**** Data shown
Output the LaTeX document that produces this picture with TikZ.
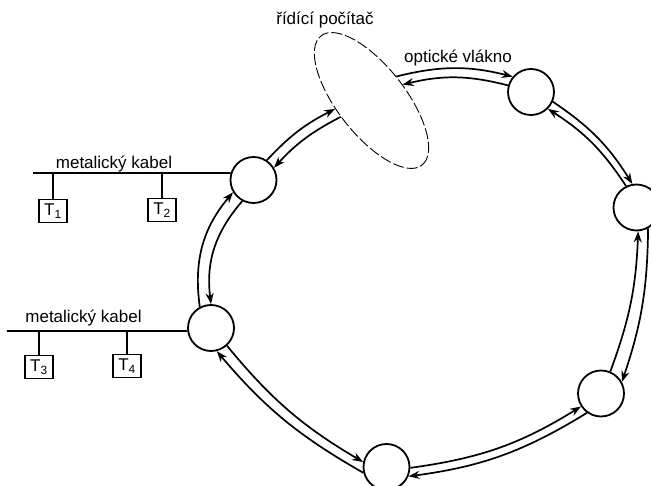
\documentclass[tikz,border=0pt]{standalone}
\usepackage{fontspec}
\setmainfont{Liberation Sans}
\usetikzlibrary{arrows.meta,shapes.geometric}
\begin{document}
\begin{tikzpicture}[x=1pt,y=1pt,
  stn/.style={circle,draw,line width=1.8pt,minimum size=46pt,inner sep=0pt},
  fib/.style={line width=1.7pt,-{Stealth[length=11pt,width=8pt]}},
  term/.style={draw,line width=1.8pt,minimum width=28pt,minimum height=23pt,inner sep=0pt,font=\fontsize{17}{20}\selectfont},
  wire/.style={line width=1.8pt},
  lbl/.style={font=\fontsize{17}{20}\selectfont,inner sep=0pt,anchor=base},
]
\useasboundingbox (0,0) rectangle (651,485);
\clip (0,0) rectangle (651,485);
% stations
\node[stn] (A) at (531,393) {};
\node[stn] (B) at (636.5,277.5) {};
\node[stn] (C) at (601,91.5) {};
\node[stn] (D) at (386.5,18) {};
\node[stn] (E) at (211,157) {};
\node[stn] (F) at (253.5,305) {};
% control computer
\node[ellipse,draw,dash pattern=on 11pt off 3pt,line width=0.9pt,minimum width=164pt,minimum height=68pt,inner sep=0pt,rotate=-52] (pc) at (371.5,384.5) {};
\node[lbl] (pclbl) at (325,460) {řídící počítač};
\node[lbl] (fiblbl) at (458,422) {optické vlákno};
% fibre links
\draw[fib] (F.56) to[bend left=10] (pc.245);
\draw[fib] (pc.260) to[bend right=10] (F.31);
\draw[fib] (pc.96) to[bend left=14] (A.140);
\draw[fib] (A.164) to[bend right=14] (pc.79);
\draw[fib] (A.-24) to[bend left=12] (B.100);
\draw[fib] (B.116) to[bend right=12] (A.-45);
\draw[fib] (B.-61) to[bend left=9] (C.29);
\draw[fib] (C.67) to[bend right=9] (B.-86);
\draw[fib] (C.234) to[bend left=12] (D.-23);
\draw[fib] (D.-2) to[bend right=12] (C.213);
\draw[fib] (D.194) to[bend left=10] (E.-76);
\draw[fib] (E.-48) to[bend right=10] (D.168);
\draw[fib] (E.118) to[bend left=24] (F.211);
\draw[fib] (F.242) to[bend right=24] (E.90);
% metallic cable 1
\coordinate (l1) at (33,312);
\draw[wire] (l1) -- (F.163);
\node[lbl] (k1) at (114,316) {metalický kabel};
\node[term] (T1) at (53,274) {T\textsubscript{1}};
\node[term] (T2) at (162,275) {T\textsubscript{2}};
\draw[wire] (T1.north) -- (T1.north |- l1);
\draw[wire] (T2.north) -- (T2.north |- l1);
% metallic cable 2
\coordinate (l2) at (7,154);
\draw[wire] (l2) -- (E.187);
\node[lbl] (k2) at (83.5,162) {metalický kabel};
\node[term] (T3) at (39,118) {T\textsubscript{3}};
\node[term] (T4) at (127,119) {T\textsubscript{4}};
\draw[wire] (T3.north) -- (T3.north |- l2);
\draw[wire] (T4.north) -- (T4.north |- l2);
\end{tikzpicture}
\end{document}
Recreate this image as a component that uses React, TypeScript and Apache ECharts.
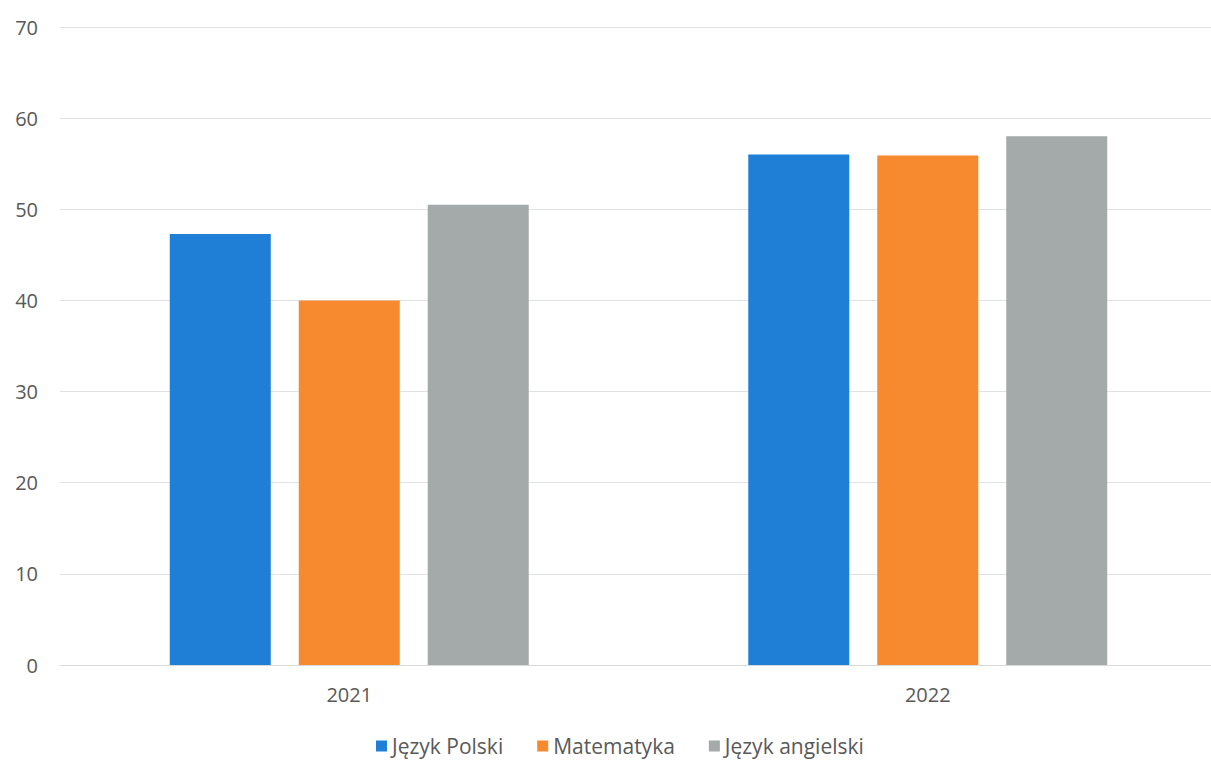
import React, { useEffect, useRef } from "react";
import * as echarts from "echarts";

const categories = ["2021", "2022"];
const seriesNames = ["Język Polski", "Matematyka", "Język angielski"];
const polski = [47.3, 56.0];
const matematyka = [40.0, 55.9];
const angielski = [50.5, 58.0];
const yTicks = { min: 0, max: 70, interval: 10 };

const colors = ["#1f7fd6", "#f7892f", "#a4a9a9"];

export default function App() {
  const ref = useRef<HTMLDivElement>(null);
  useEffect(() => {
    if (!ref.current) return;
    const chart = echarts.init(ref.current, null, { renderer: "svg" });
    const values = [polski, matematyka, angielski];
    chart.setOption({
      animation: false,
      backgroundColor: "#ffffff",
      textStyle: { fontFamily: "Open Sans", color: "#595959" },
      grid: { left: 60, width: 1157, top: 27, bottom: 95, containLabel: false },
      legend: {
        data: seriesNames,
        top: 735,
        left: 376,
        padding: 0,
        icon: "rect",
        itemWidth: 11,
        itemHeight: 11,
        itemGap: 34,
        textStyle: {
          fontSize: 21,
          lineHeight: 22,
          color: "#595959",
          fontFamily: "Open Sans",
        },
      },
      xAxis: {
        type: "category",
        data: categories,
        axisLine: { show: true, lineStyle: { color: "#d9d9d9", width: 1 } },
        axisTick: { show: false },
        axisLabel: { fontSize: 20, color: "#595959", margin: 19, fontFamily: "Open Sans" },
      },
      yAxis: {
        type: "value",
        min: yTicks.min,
        max: yTicks.max,
        interval: yTicks.interval,
        axisLine: { show: false },
        axisTick: { show: false },
        axisLabel: { fontSize: 20, color: "#595959", margin: 22, fontFamily: "Open Sans" },
        splitLine: { lineStyle: { color: "#dfe3e6", width: 1 } },
      },
      series: seriesNames.map((name, i) => ({
        name,
        type: "bar",
        data: values[i],
        barWidth: 101,
        barGap: "27.7%",
        itemStyle: { color: colors[i] },
      })),
    });
    return () => chart.dispose();
  }, []);
  return (
    <div
      style={{
        position: "absolute",
        left: 0,
        top: 0,
        width: 1211,
        height: 760,
        overflow: "hidden",
        background: "#ffffff",
      }}
    >
      <div ref={ref} style={{ width: 1230, height: 760 }} />
    </div>
  );
}
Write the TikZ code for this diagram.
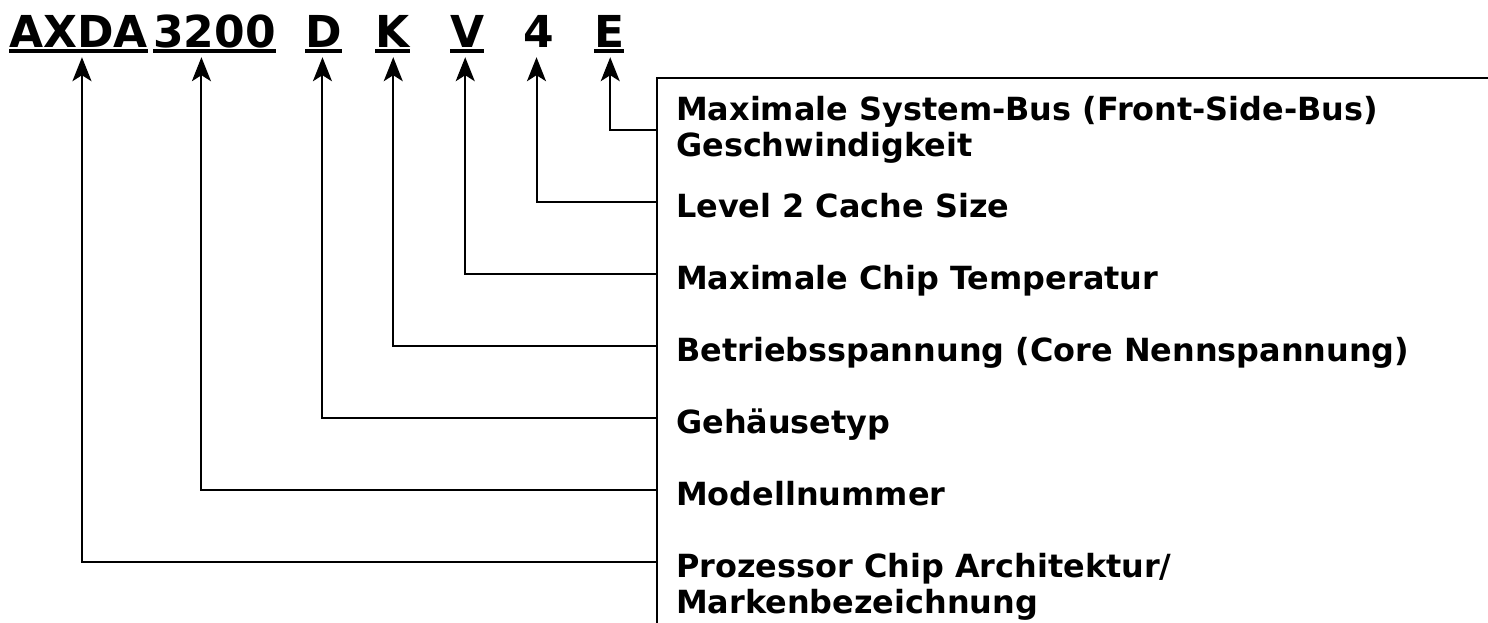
\documentclass[tikz,border=0pt]{standalone}
\usepackage{fontspec}
\setmainfont{DejaVu Sans}
\usetikzlibrary{arrows.meta,positioning}
\tikzset{
  code/.style={anchor=base west, inner sep=0pt, text depth=10pt, font=\fontsize{44}{53}\selectfont\bfseries},
  lbl/.style={inner sep=0pt, align=left, font=\fontsize{31.9}{36}\selectfont\bfseries},
  uline/.style={line width=4pt},
  conn/.style={line width=2pt, -{Stealth[length=24pt, width=19pt, inset=6pt]}},
}
\begin{document}
\begin{tikzpicture}[x=1pt, y=-1pt]
\useasboundingbox (0,0) rectangle (1488,622);
% part number
\node[code] (cA) at (9,47)   {AXDA};
\node[code] (cM) at (153,47) {3200};
\node[code] (cD) at (305,47) {D};
\node[code] (cK) at (375,47) {K};
\node[code] (cV) at (450,47) {V};
\node[code] (c4) at (523,47) {4};
\node[code] (cE) at (594,47) {E};
\draw[uline] ([yshift=-4pt]cA.base west) -- ([yshift=-4pt]cA.base east);
\draw[uline] ([yshift=-4pt]cM.base west) -- ([yshift=-4pt]cM.base east);
\draw[uline] ([yshift=-4pt]cD.base west) -- ([yshift=-4pt]cD.base east);
\draw[uline] ([yshift=-4pt]cK.base west) -- ([yshift=-4pt]cK.base east);
\draw[uline] ([yshift=-4pt]cV.base west) -- ([yshift=-4pt]cV.base east);
\draw[uline] ([yshift=-4pt]cE.base west) -- ([yshift=-4pt]cE.base east);
% legend frame
\draw[line width=2pt] (657,623) -- (657,78) -- (1489,78);
\coordinate (pE) at (657,130);
\coordinate (p4) at (657,202);
\coordinate (pV) at (657,274);
\coordinate (pK) at (657,346);
\coordinate (pD) at (657,418);
\coordinate (pM) at (657,490);
\coordinate (pA) at (657,562);
% legend
\node[lbl, right=19pt of pE] (lE) {Maximale System-Bus (Front-Side-Bus)\\Geschwindigkeit};
\node[lbl, right=19pt of p4, anchor=base west, yshift=-15pt] (l4) {Level 2 Cache Size};
\node[lbl, right=19pt of pV, anchor=base west, yshift=-15pt] (lV) {Maximale Chip Temperatur};
\node[lbl, right=19pt of pK, anchor=base west, yshift=-15pt] (lK) {Betriebsspannung (Core Nennspannung)};
\node[lbl, right=19pt of pD, anchor=base west, yshift=-15pt] (lD) {Gehäusetyp};
\node[lbl, right=19pt of pM, anchor=base west, yshift=-15pt] (lM) {Modellnummer};
\node[lbl, right=19pt of pA, anchor=west, yshift=-25pt] (lA) {Prozessor Chip Architektur/\\Markenbezeichnung};
% connectors
\draw[conn] (pE) -| ([xshift=1pt]cE.south);
\draw[conn] (p4) -| ([xshift=-2pt]c4.south);
\draw[conn] (pV) -| ([xshift=-2pt]cV.south);
\draw[conn] (pK) -| ([xshift=1pt]cK.south);
\draw[conn] (pD) -| ([xshift=-1pt]cD.south);
\draw[conn] (pM) -| ([xshift=-13pt]cM.south);
\draw[conn] (pA) -| ([xshift=3.5pt]cA.south);
\end{tikzpicture}
\end{document}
********
■ **Written exercise**
Above are some records; quote exactly and only the lines that begin at the line containing "Recreate this image" and stop after the line containing "import * as", leaving out the pictures.

■ **Answer to this problem**
Recreate this image as a component that uses React, TypeScript and Apache ECharts.
import React, { useEffect, useRef } from "react";
import * as echarts from "echarts";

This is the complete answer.